The third movement’s march-like character initially suggests a return to conventional symphonic optimism, building through increasingly elaborate orchestration to a brass-heavy climax that seems to promise victory over the symphony’s earlier despair. Yet this apparent triumph proves hollow, serving only to make the finale’s descent into darkness more devastating by contrast. The final Adagio lamentoso strips away all pretense of heroic struggle, presenting instead a naked lament that grows progressively quieter until it dissolves into the silence of death itself. The string writing in this movement achieves an extraordinary intimacy, with divided sections creating a shimmering texture that seems to hover between earth and eternity.

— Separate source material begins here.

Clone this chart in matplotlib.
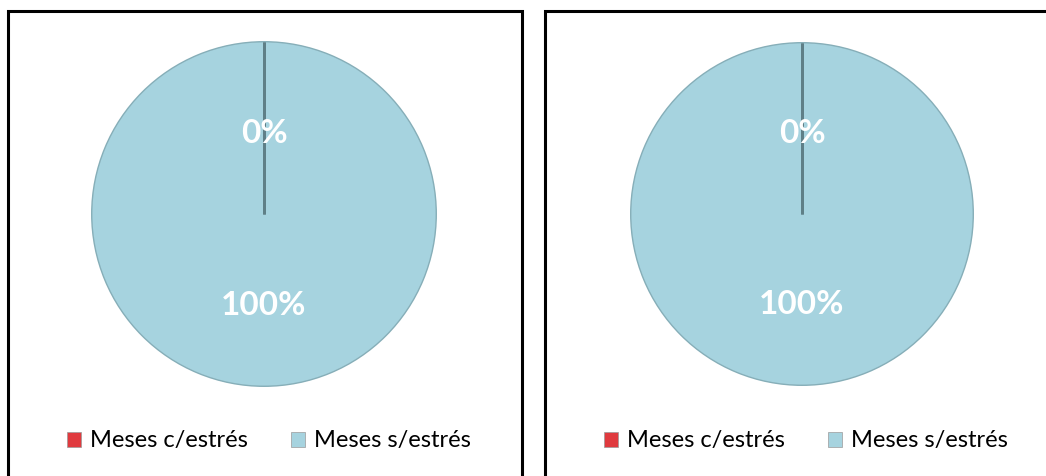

What makes the “Pathétique” so compelling nearly 130 years after its composition is its complete abandonment of the consolatory role that art traditionally plays in human suffering. Tchaikovsky offers no redemption, no spiritual transcendence, no promise that pain serves a higher purpose—only the stark reality of emotional truth presented with devastating beauty. The orchestration throughout demonstrates his unparalleled understanding of instrumental color, from the dark opening bassoon to the ethereal high strings of the finale, creating a sonic palette that perfectly serves the symphony’s emotional arc. Each section of the orchestra becomes a voice in this most personal of conversations, with the brass providing moments of defiant protest and the woodwinds offering gentle commentary on the human condition.
The symphony’s enduring power lies not merely in its emotional intensity but in its structural sophistication and melodic inspiration. Tchaikovsky weaves his thematic material with consummate skill, transforming fragments of melody through different movements and creating a sense of organic development that gives the work its inevitable feeling of destiny. The famous second theme of the first movement, with its soaring violin melody, represents one of the composer’s most inspired creations—a tune of such heartbreaking beauty that it seems to crystallize all human longing in a few brief measures. The way this theme returns in various guises throughout the symphony demonstrates Tchaikovsky’s understanding that great symphonic writing requires both emotional truth and technical mastery.
In performance, the “Pathétique” demands everything from both orchestra and conductor—technical precision in the complex developmental passages, emotional commitment in the work’s most exposed moments, and the courage to follow Tchaikovsky’s vision to its devastating conclusion without flinching or sentimentalizing. The best interpretations balance the work’s Romantic emotionalism with classical discipline, allowing the music’s inherent drama to speak without external manipulation. Whether heard in the concert hall or through recordings, this symphony retains its power to move listeners in ways that purely abstract music cannot, proving that when technical mastery serves authentic emotion, the results can achieve a kind of artistic immortality that transcends the circumstances of its creation.